GIVEN DATA ▸
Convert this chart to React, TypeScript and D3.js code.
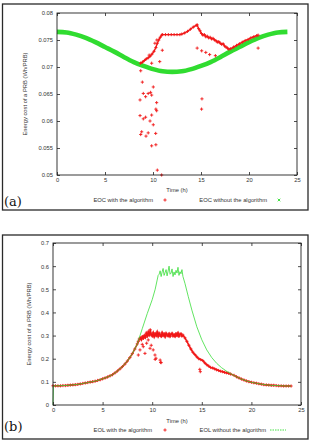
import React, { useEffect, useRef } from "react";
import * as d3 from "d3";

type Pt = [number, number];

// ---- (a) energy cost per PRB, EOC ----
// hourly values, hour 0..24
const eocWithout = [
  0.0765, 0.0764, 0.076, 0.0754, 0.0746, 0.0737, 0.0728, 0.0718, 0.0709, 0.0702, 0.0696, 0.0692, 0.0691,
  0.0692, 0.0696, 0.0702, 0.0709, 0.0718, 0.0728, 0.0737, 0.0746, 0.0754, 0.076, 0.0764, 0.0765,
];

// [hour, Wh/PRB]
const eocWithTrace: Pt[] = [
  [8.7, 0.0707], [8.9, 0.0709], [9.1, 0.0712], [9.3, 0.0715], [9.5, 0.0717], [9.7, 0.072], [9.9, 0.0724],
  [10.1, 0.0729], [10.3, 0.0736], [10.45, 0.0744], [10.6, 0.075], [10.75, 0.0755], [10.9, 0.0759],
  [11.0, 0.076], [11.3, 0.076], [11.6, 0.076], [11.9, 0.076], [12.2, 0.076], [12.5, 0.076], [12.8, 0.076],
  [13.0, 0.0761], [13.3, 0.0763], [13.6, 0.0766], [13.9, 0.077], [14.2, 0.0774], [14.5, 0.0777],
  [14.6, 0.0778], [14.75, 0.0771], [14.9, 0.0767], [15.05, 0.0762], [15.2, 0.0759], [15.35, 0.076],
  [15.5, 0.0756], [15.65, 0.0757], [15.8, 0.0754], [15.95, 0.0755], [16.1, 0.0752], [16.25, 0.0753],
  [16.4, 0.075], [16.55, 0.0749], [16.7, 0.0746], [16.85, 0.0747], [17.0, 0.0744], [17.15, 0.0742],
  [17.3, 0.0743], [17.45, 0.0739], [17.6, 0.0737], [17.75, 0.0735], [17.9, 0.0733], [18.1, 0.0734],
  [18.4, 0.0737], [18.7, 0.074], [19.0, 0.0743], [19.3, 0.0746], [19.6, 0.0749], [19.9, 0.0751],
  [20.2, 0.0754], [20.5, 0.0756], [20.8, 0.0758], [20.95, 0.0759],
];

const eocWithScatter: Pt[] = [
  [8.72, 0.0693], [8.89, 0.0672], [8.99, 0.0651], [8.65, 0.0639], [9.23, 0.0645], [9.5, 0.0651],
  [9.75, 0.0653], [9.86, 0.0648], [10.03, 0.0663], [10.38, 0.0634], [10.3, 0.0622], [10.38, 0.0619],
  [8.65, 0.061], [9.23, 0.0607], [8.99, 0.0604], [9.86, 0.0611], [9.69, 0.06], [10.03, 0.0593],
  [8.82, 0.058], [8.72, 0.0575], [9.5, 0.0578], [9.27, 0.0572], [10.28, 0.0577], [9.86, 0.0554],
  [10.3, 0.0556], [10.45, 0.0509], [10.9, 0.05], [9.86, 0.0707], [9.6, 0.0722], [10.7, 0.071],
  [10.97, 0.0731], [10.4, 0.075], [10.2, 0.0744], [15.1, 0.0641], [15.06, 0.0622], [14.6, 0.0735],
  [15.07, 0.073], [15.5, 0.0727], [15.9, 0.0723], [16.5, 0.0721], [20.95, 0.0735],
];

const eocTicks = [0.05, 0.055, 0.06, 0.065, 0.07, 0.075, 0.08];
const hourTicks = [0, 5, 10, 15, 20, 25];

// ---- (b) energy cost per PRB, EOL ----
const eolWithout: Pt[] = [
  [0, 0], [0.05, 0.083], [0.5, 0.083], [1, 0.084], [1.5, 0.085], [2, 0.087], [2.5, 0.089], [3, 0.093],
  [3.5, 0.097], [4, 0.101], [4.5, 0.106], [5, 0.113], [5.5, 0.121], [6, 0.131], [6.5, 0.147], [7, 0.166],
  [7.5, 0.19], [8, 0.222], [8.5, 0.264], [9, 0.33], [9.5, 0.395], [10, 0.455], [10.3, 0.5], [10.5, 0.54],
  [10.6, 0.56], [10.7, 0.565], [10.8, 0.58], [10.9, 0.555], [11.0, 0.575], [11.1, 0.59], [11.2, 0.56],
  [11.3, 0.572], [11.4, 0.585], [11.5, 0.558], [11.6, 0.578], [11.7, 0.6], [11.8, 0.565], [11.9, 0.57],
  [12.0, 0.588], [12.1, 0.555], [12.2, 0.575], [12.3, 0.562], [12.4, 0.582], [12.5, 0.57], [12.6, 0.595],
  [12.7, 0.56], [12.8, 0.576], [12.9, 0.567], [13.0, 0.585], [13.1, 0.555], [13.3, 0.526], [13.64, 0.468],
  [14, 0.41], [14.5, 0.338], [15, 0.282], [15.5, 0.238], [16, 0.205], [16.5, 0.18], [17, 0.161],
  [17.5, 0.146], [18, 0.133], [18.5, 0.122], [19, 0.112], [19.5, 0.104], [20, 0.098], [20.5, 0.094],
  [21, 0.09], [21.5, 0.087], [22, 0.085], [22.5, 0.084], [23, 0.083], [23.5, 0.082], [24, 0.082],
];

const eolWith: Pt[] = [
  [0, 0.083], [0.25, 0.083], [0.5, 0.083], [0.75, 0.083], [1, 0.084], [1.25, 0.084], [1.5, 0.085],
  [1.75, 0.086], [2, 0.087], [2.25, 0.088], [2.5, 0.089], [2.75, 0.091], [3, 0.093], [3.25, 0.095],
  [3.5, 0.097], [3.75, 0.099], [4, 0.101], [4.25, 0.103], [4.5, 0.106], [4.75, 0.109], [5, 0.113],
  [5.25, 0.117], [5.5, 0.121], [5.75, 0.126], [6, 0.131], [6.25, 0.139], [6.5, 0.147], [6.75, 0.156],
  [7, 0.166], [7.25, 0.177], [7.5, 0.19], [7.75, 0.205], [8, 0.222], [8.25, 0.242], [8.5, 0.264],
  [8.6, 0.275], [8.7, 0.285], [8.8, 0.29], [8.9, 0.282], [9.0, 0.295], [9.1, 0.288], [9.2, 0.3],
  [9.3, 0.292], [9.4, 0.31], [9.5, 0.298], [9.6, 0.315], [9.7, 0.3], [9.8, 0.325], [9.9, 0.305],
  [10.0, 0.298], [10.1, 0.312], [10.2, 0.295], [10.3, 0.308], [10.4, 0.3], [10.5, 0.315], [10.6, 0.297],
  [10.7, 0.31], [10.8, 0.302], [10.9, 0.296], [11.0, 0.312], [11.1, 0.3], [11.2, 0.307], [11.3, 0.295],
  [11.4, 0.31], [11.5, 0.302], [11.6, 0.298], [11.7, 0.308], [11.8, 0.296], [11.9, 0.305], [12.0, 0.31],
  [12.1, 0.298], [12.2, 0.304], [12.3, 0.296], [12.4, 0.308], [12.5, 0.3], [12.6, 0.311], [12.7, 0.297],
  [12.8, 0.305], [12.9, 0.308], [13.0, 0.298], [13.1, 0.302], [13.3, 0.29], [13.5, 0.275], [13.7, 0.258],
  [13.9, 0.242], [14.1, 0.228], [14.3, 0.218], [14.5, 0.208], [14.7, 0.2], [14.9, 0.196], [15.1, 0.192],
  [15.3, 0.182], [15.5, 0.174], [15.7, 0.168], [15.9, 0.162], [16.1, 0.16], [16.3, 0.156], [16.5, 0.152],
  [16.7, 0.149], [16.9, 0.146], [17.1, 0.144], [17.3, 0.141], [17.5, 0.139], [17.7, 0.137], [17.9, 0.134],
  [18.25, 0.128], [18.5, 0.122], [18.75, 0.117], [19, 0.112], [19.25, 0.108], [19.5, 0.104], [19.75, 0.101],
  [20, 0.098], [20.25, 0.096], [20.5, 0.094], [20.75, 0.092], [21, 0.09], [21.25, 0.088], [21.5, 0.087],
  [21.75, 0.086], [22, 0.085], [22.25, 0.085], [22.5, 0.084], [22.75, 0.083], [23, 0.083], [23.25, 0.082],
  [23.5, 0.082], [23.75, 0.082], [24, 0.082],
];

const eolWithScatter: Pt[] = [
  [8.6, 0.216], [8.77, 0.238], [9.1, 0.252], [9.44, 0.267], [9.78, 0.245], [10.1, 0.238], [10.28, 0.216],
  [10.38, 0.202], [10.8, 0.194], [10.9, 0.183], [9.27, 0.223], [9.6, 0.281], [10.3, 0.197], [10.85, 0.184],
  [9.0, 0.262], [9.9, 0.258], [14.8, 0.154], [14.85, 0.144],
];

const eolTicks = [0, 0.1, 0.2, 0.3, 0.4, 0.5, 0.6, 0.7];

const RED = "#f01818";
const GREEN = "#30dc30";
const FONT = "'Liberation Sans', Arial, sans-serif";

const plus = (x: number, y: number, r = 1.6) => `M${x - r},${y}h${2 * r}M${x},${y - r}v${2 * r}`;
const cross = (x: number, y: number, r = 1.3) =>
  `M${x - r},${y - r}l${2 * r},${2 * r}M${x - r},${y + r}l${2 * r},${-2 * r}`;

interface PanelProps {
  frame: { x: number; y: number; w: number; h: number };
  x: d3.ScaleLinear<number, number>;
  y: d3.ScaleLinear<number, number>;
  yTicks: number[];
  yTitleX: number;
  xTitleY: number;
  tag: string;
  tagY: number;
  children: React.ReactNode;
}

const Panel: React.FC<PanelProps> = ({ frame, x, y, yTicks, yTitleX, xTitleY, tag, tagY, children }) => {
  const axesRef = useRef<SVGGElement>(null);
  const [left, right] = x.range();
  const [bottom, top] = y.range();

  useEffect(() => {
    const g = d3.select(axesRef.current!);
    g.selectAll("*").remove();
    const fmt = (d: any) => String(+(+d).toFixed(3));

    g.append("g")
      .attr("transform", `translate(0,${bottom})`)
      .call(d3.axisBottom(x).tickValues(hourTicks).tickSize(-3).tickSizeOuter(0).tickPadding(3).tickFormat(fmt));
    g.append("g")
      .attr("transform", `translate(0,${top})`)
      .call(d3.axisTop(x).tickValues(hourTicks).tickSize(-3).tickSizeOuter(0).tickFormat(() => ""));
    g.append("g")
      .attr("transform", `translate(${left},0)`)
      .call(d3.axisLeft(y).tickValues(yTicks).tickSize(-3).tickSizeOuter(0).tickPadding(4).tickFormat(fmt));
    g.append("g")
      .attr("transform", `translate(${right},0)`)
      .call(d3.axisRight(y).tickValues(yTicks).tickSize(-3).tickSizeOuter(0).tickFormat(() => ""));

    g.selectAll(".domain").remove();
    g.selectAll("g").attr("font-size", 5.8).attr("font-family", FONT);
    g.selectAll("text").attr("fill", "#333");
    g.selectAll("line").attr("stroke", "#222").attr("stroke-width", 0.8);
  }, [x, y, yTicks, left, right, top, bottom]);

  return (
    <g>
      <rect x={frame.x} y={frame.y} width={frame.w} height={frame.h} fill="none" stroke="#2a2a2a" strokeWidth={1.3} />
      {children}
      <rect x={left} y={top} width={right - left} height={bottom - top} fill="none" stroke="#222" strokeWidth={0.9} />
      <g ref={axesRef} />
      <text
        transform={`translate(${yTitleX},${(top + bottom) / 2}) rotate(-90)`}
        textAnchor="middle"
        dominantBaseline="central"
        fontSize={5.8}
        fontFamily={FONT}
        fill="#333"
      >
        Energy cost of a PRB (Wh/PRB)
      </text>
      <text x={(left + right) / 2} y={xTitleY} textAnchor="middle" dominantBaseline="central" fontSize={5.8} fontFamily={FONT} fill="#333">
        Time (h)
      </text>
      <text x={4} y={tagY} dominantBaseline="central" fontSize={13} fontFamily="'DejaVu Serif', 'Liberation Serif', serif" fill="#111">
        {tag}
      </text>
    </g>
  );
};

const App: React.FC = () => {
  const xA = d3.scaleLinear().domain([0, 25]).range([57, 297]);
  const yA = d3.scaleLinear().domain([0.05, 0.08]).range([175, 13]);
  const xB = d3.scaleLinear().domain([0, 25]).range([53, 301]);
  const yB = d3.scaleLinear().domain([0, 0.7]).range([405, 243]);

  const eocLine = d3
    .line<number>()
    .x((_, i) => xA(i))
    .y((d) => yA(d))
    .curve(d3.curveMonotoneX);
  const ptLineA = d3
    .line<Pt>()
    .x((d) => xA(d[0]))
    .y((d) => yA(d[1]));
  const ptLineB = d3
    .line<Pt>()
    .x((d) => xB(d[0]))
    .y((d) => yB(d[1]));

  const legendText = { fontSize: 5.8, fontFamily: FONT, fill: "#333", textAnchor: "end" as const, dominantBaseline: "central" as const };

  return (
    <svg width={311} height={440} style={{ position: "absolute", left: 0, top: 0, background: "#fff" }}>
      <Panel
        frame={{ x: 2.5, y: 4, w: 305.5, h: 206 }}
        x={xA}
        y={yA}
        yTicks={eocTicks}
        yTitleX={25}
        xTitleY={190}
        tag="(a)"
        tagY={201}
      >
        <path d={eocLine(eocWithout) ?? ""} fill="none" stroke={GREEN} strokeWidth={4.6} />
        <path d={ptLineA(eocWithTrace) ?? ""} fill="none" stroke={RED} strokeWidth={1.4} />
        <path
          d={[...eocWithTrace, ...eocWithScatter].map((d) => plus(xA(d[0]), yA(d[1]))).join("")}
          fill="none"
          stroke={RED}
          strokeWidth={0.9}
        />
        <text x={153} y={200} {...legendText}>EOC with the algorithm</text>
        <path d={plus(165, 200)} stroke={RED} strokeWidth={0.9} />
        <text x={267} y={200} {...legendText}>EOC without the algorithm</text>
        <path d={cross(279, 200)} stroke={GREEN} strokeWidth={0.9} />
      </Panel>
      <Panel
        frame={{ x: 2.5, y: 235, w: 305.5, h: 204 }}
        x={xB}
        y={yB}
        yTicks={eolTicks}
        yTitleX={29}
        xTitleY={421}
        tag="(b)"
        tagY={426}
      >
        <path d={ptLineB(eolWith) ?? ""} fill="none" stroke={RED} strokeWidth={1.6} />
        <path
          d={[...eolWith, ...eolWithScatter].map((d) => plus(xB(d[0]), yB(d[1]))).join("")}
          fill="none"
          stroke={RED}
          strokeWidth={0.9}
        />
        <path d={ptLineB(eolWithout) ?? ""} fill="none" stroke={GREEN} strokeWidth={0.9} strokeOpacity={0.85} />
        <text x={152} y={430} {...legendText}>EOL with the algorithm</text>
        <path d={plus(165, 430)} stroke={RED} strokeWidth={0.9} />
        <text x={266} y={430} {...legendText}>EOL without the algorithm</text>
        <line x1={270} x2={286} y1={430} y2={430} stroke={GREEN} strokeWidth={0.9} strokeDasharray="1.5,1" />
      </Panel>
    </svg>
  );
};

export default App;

PROBLEM STATEMENT ▸
Copy out each line of the material that holds the word "React".

SOLUTION BELOW ▸
Convert this chart to React, TypeScript and D3.js code.
import React, { useEffect, useRef } from "react";
  children: React.ReactNode;
const Panel: React.FC<PanelProps> = ({ frame, x, y, yTicks, yTitleX, xTitleY, tag, tagY, children }) => {
const App: React.FC = () => {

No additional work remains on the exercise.